* **Aim of the task**
Restate the material word for word and leave out anything that is a picture.

* **Collected material**
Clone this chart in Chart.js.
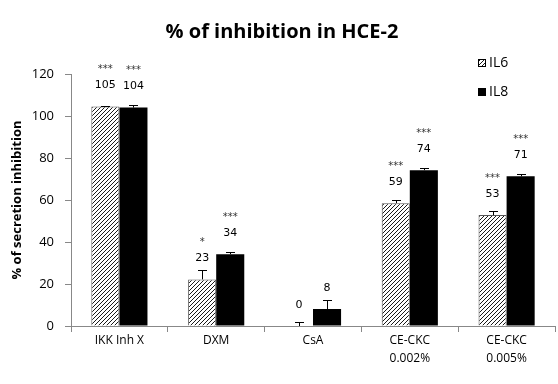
<!DOCTYPE html>
<html>
<head>
<meta charset="utf-8">
<script src="https://cdn.jsdelivr.net/npm/chart.js@4/dist/chart.umd.min.js"></script>
<style>
html,body{margin:0;padding:0;background:#fff;}
#wrap{width:558px;height:384px;}
</style>
</head>
<body>
<div id="wrap"><canvas id="c" width="558" height="384"></canvas></div>
<script>
const categories = [["IKK Inh X"], ["DXM"], ["CsA"], ["CE-CKC", "0.002%"], ["CE-CKC", "0.005%"]];
const seriesNames = ["IL6", "IL8"];
const il6Values = [104.5, 22.2, 0, 58.5, 52.8];
const il8Values = [104, 34.2, 8.1, 74.2, 71.3];
const il6Errors = [0.5, 4.5, 1.9, 1.5, 2.0];
const il8Errors = [1.3, 1.0, 4.3, 1.2, 1.0];
const il6Labels = ["105", "23", "0", "59", "53"];
const il8Labels = ["104", "34", "8", "74", "71"];
const il6Stars = ["***", "*", "", "***", "***"];
const il8Stars = ["***", "***", "", "***", "***"];
const yTicks = [0, 20, 40, 60, 80, 100, 120];

function hatch() {
  const c = document.createElement('canvas');
  c.width = 4; c.height = 4;
  const x = c.getContext('2d');
  x.fillStyle = '#fff'; x.fillRect(0, 0, 4, 4);
  x.strokeStyle = '#000'; x.lineWidth = 0.9;
  x.beginPath();
  x.moveTo(-1, 5); x.lineTo(5, -1);
  x.moveTo(-1, 1); x.lineTo(1, -1);
  x.moveTo(3, 5); x.lineTo(5, 3);
  x.stroke();
  return x.createPattern(c, 'repeat');
}
const hatchPattern = hatch();

const errorsPlugin = {
  id: 'errs',
  afterDatasetsDraw(chart) {
    const ctx = chart.ctx, y = chart.scales.y;
    const errs = [il6Errors, il8Errors];
    const labs = [il6Labels, il8Labels];
    const stars = [il6Stars, il8Stars];
    ctx.save();
    chart.data.datasets.forEach((ds, di) => {
      const meta = chart.getDatasetMeta(di);
      meta.data.forEach((bar, i) => {
        const v = ds.data[i];
        const top = y.getPixelForValue(v);
        const et = y.getPixelForValue(v + errs[di][i]);
        ctx.strokeStyle = '#000'; ctx.lineWidth = 1;
        ctx.beginPath();
        ctx.moveTo(Math.round(bar.x) + 0.5, top);
        ctx.lineTo(Math.round(bar.x) + 0.5, Math.round(et) + 0.5);
        ctx.moveTo(Math.round(bar.x) - 4, Math.round(et) + 0.5);
        ctx.lineTo(Math.round(bar.x) + 5, Math.round(et) + 0.5);
        ctx.stroke();
        ctx.fillStyle = '#000';
        ctx.textAlign = 'center'; ctx.textBaseline = 'middle';
        ctx.font = '11px "DejaVu Sans"';
        const ly = top - 21;
        ctx.fillText(labs[di][i], bar.x, ly);
        ctx.fillStyle = '#333';
        ctx.font = '10px "DejaVu Sans"';
        if (stars[di][i]) ctx.fillText(stars[di][i], bar.x, ly - 16);
      });
    });
    // legend
    ctx.font = '14px "Open Sans"';
    ctx.textAlign = 'left'; ctx.textBaseline = 'middle';
    const items = [[hatchPattern, 63], ['#000', 92]];
    items.forEach((it, k) => {
      ctx.fillStyle = it[0];
      ctx.fillRect(478, it[1] - 4, 8, 8);
      ctx.strokeStyle = '#000'; ctx.lineWidth = 1;
      ctx.strokeRect(478.5, it[1] - 3.5, 7, 7);
      ctx.fillStyle = '#000';
      ctx.fillText(seriesNames[k], 489, it[1]);
    });
    ctx.restore();
  }
};

new Chart(document.getElementById('c'), {
  type: 'bar',
  data: {
    labels: categories,
    datasets: [
      { label: seriesNames[0], data: il6Values, backgroundColor: hatchPattern, borderColor: '#555', borderWidth: 1, barPercentage: 1, categoryPercentage: 0.58 },
      { label: seriesNames[1], data: il8Values, backgroundColor: '#000', borderColor: '#000', borderWidth: 0, barPercentage: 1, categoryPercentage: 0.58 }
    ]
  },
  options: {
    responsive: false,
    animation: false,
    devicePixelRatio: 1,
    layout: { padding: { left: 9, right: 3, top: 0, bottom: 0 } },
    plugins: {
      legend: { display: false },
      tooltip: { enabled: false },
      title: {
        display: true,
        text: '% of inhibition in HCE-2',
        color: '#000',
        font: { family: 'Open Sans', size: 20, weight: 'bold' },
        padding: { top: 20, bottom: 30 }
      }
    },
    scales: {
      x: {
        grid: { drawOnChartArea: false, drawTicks: true, tickLength: 6, color: '#888', offset: true },
        border: { color: '#888' },
        ticks: { color: '#000', font: { family: 'Open Sans', size: 12, lineHeight: 1.5 }, padding: 0 },
        afterFit(s) { s.height = 58; }
      },
      y: {
        min: 0, max: 120,
        grid: { drawOnChartArea: false, drawTicks: true, tickLength: 6, color: '#888' },
        border: { color: '#888' },
        afterBuildTicks(s) { s.ticks = yTicks.map(v => ({ value: v })); },
        ticks: { color: '#000', font: { family: 'Open Sans', size: 13 }, padding: 11 },
        title: { display: true, text: '% of secretion inhibition', color: '#000', font: { family: 'Open Sans', size: 13, weight: 'bold' }, padding: { top: 0, bottom: 0 } },
        afterFit(s) { s.width = 62; }
      }
    }
  },
  plugins: [errorsPlugin]
});
</script>
</body>
</html>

* **Correct answer**
Clone this chart in Chart.js.
<!DOCTYPE html>
<html>
<head>
<meta charset="utf-8">
<script src="https://cdn.jsdelivr.net/npm/chart.js@4/dist/chart.umd.min.js"></script>
<style>
html,body{margin:0;padding:0;background:#fff;}
#wrap{width:558px;height:384px;}
</style>
</head>
<body>
<div id="wrap"><canvas id="c" width="558" height="384"></canvas></div>
<script>
const categories = [["IKK Inh X"], ["DXM"], ["CsA"], ["CE-CKC", "0.002%"], ["CE-CKC", "0.005%"]];
const seriesNames = ["IL6", "IL8"];
const il6Values = [104.5, 22.2, 0, 58.5, 52.8];
const il8Values = [104, 34.2, 8.1, 74.2, 71.3];
const il6Errors = [0.5, 4.5, 1.9, 1.5, 2.0];
const il8Errors = [1.3, 1.0, 4.3, 1.2, 1.0];
const il6Labels = ["105", "23", "0", "59", "53"];
const il8Labels = ["104", "34", "8", "74", "71"];
const il6Stars = ["***", "*", "", "***", "***"];
const il8Stars = ["***", "***", "", "***", "***"];
const yTicks = [0, 20, 40, 60, 80, 100, 120];

function hatch() {
  const c = document.createElement('canvas');
  c.width = 4; c.height = 4;
  const x = c.getContext('2d');
  x.fillStyle = '#fff'; x.fillRect(0, 0, 4, 4);
  x.strokeStyle = '#000'; x.lineWidth = 0.9;
  x.beginPath();
  x.moveTo(-1, 5); x.lineTo(5, -1);
  x.moveTo(-1, 1); x.lineTo(1, -1);
  x.moveTo(3, 5); x.lineTo(5, 3);
  x.stroke();
  return x.createPattern(c, 'repeat');
}
const hatchPattern = hatch();

const errorsPlugin = {
  id: 'errs',
  afterDatasetsDraw(chart) {
    const ctx = chart.ctx, y = chart.scales.y;
    const errs = [il6Errors, il8Errors];
    const labs = [il6Labels, il8Labels];
    const stars = [il6Stars, il8Stars];
    ctx.save();
    chart.data.datasets.forEach((ds, di) => {
      const meta = chart.getDatasetMeta(di);
      meta.data.forEach((bar, i) => {
        const v = ds.data[i];
        const top = y.getPixelForValue(v);
        const et = y.getPixelForValue(v + errs[di][i]);
        ctx.strokeStyle = '#000'; ctx.lineWidth = 1;
        ctx.beginPath();
        ctx.moveTo(Math.round(bar.x) + 0.5, top);
        ctx.lineTo(Math.round(bar.x) + 0.5, Math.round(et) + 0.5);
        ctx.moveTo(Math.round(bar.x) - 4, Math.round(et) + 0.5);
        ctx.lineTo(Math.round(bar.x) + 5, Math.round(et) + 0.5);
        ctx.stroke();
        ctx.fillStyle = '#000';
        ctx.textAlign = 'center'; ctx.textBaseline = 'middle';
        ctx.font = '11px "DejaVu Sans"';
        const ly = top - 21;
        ctx.fillText(labs[di][i], bar.x, ly);
        ctx.fillStyle = '#333';
        ctx.font = '10px "DejaVu Sans"';
        if (stars[di][i]) ctx.fillText(stars[di][i], bar.x, ly - 16);
      });
    });
    // legend
    ctx.font = '14px "Open Sans"';
    ctx.textAlign = 'left'; ctx.textBaseline = 'middle';
    const items = [[hatchPattern, 63], ['#000', 92]];
    items.forEach((it, k) => {
      ctx.fillStyle = it[0];
      ctx.fillRect(478, it[1] - 4, 8, 8);
      ctx.strokeStyle = '#000'; ctx.lineWidth = 1;
      ctx.strokeRect(478.5, it[1] - 3.5, 7, 7);
      ctx.fillStyle = '#000';
      ctx.fillText(seriesNames[k], 489, it[1]);
    });
    ctx.restore();
  }
};

new Chart(document.getElementById('c'), {
  type: 'bar',
  data: {
    labels: categories,
    datasets: [
      { label: seriesNames[0], data: il6Values, backgroundColor: hatchPattern, borderColor: '#555', borderWidth: 1, barPercentage: 1, categoryPercentage: 0.58 },
      { label: seriesNames[1], data: il8Values, backgroundColor: '#000', borderColor: '#000', borderWidth: 0, barPercentage: 1, categoryPercentage: 0.58 }
    ]
  },
  options: {
    responsive: false,
    animation: false,
    devicePixelRatio: 1,
    layout: { padding: { left: 9, right: 3, top: 0, bottom: 0 } },
    plugins: {
      legend: { display: false },
      tooltip: { enabled: false },
      title: {
        display: true,
        text: '% of inhibition in HCE-2',
        color: '#000',
        font: { family: 'Open Sans', size: 20, weight: 'bold' },
        padding: { top: 20, bottom: 30 }
      }
    },
    scales: {
      x: {
        grid: { drawOnChartArea: false, drawTicks: true, tickLength: 6, color: '#888', offset: true },
        border: { color: '#888' },
        ticks: { color: '#000', font: { family: 'Open Sans', size: 12, lineHeight: 1.5 }, padding: 0 },
        afterFit(s) { s.height = 58; }
      },
      y: {
        min: 0, max: 120,
        grid: { drawOnChartArea: false, drawTicks: true, tickLength: 6, color: '#888' },
        border: { color: '#888' },
        afterBuildTicks(s) { s.ticks = yTicks.map(v => ({ value: v })); },
        ticks: { color: '#000', font: { family: 'Open Sans', size: 13 }, padding: 11 },
        title: { display: true, text: '% of secretion inhibition', color: '#000', font: { family: 'Open Sans', size: 13, weight: 'bold' }, padding: { top: 0, bottom: 0 } },
        afterFit(s) { s.width = 62; }
      }
    }
  },
  plugins: [errorsPlugin]
});
</script>
</body>
</html>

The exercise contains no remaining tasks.